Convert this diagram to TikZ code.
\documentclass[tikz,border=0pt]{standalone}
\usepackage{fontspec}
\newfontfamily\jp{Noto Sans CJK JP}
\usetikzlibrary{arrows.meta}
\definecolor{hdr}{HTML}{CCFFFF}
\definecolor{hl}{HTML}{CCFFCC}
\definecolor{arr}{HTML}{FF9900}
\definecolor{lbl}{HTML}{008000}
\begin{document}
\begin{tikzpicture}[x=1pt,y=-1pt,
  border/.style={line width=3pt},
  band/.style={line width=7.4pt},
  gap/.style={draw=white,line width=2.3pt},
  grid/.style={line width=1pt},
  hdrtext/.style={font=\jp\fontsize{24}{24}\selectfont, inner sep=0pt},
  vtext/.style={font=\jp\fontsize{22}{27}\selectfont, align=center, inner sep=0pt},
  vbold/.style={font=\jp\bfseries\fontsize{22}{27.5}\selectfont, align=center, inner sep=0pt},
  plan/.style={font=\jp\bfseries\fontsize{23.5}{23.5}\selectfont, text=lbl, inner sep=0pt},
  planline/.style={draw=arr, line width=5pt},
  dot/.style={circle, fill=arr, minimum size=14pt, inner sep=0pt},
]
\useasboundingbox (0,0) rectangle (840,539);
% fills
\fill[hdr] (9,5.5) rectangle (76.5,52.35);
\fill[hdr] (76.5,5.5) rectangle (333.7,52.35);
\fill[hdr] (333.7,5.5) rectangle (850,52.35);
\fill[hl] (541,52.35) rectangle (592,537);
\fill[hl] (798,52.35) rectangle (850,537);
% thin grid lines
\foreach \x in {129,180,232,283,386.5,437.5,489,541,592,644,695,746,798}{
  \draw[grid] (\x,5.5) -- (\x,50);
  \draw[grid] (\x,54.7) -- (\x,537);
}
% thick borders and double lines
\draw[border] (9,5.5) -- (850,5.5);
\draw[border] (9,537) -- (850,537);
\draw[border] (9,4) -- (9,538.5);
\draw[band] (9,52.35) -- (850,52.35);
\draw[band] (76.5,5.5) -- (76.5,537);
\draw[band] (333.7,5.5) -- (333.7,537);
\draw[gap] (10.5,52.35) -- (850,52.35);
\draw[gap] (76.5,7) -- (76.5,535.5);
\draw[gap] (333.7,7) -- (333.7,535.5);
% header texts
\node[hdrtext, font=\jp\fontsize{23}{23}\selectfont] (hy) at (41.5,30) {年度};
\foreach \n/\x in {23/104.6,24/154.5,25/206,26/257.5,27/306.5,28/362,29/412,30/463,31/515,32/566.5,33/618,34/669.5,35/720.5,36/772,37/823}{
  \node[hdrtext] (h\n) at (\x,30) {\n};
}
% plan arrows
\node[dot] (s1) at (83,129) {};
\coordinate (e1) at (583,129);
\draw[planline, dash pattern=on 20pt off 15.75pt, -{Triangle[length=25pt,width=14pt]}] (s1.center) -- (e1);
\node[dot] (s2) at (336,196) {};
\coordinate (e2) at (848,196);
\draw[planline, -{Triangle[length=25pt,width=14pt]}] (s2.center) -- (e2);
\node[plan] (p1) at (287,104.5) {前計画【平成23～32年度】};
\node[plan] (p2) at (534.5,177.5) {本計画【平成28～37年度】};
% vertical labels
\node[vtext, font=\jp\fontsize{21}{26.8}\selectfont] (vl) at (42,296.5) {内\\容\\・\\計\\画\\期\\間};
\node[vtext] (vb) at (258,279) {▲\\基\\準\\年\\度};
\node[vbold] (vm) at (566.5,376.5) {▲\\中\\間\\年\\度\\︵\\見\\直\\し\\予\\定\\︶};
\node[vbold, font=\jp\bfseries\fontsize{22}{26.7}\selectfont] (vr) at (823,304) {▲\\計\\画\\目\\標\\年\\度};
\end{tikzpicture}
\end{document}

--

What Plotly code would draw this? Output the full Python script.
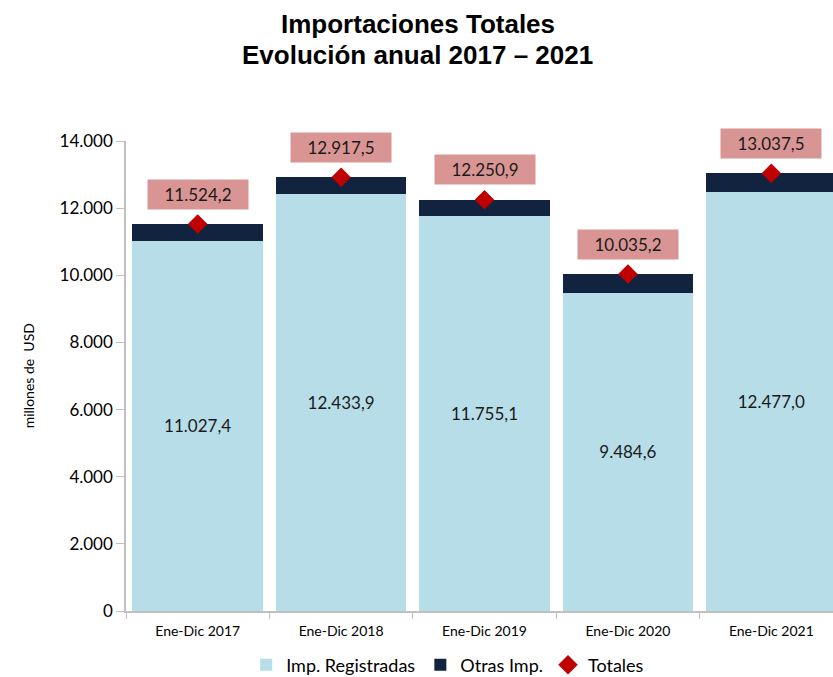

---

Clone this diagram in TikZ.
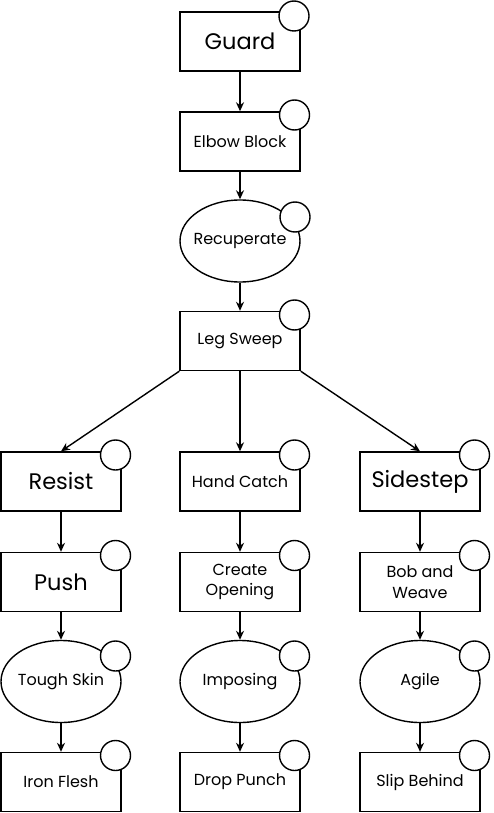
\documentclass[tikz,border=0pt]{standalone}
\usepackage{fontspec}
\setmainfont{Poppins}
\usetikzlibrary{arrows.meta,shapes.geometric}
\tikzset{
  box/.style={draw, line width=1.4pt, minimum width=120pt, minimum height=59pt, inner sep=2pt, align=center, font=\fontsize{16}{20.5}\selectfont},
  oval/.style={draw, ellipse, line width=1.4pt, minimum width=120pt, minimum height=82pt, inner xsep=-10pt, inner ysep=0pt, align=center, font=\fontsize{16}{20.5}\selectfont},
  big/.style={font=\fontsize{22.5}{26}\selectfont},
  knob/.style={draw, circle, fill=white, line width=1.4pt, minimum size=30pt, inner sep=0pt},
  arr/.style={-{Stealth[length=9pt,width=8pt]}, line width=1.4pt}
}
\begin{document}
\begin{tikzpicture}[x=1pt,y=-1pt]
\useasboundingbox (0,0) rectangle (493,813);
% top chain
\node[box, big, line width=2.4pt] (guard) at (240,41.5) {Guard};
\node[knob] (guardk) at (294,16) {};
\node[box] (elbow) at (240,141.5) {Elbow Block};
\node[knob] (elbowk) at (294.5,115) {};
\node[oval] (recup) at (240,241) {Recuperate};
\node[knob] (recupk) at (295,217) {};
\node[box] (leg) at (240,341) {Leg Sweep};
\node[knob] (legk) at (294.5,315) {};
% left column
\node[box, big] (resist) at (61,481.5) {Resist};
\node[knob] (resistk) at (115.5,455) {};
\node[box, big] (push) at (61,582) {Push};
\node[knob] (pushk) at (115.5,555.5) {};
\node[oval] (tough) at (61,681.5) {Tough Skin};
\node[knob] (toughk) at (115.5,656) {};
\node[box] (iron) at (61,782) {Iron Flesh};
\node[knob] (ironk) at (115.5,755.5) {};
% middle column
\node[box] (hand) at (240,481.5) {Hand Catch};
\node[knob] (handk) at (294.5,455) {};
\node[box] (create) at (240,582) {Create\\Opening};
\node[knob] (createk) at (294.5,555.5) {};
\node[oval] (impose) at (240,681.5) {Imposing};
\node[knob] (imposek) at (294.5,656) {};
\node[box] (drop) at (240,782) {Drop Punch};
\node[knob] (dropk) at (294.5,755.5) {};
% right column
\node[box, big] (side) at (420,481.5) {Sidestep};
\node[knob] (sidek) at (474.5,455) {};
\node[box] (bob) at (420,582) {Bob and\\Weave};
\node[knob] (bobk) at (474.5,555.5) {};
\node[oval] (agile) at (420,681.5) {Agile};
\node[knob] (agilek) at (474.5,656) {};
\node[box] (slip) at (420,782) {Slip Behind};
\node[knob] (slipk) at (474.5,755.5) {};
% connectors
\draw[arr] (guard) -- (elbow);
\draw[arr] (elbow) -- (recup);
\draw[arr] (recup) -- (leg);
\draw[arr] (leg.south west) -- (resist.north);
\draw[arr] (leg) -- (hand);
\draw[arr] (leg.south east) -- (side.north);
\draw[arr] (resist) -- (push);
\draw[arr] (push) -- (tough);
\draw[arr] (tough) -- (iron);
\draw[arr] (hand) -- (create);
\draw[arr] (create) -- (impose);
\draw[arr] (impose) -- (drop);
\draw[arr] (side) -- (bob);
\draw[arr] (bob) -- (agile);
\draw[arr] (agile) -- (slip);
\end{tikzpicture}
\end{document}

Exercise instructions →
Extract all lines from the data in which "diagram" is found.

Output →
Convert this diagram to TikZ code.
Clone this diagram in TikZ.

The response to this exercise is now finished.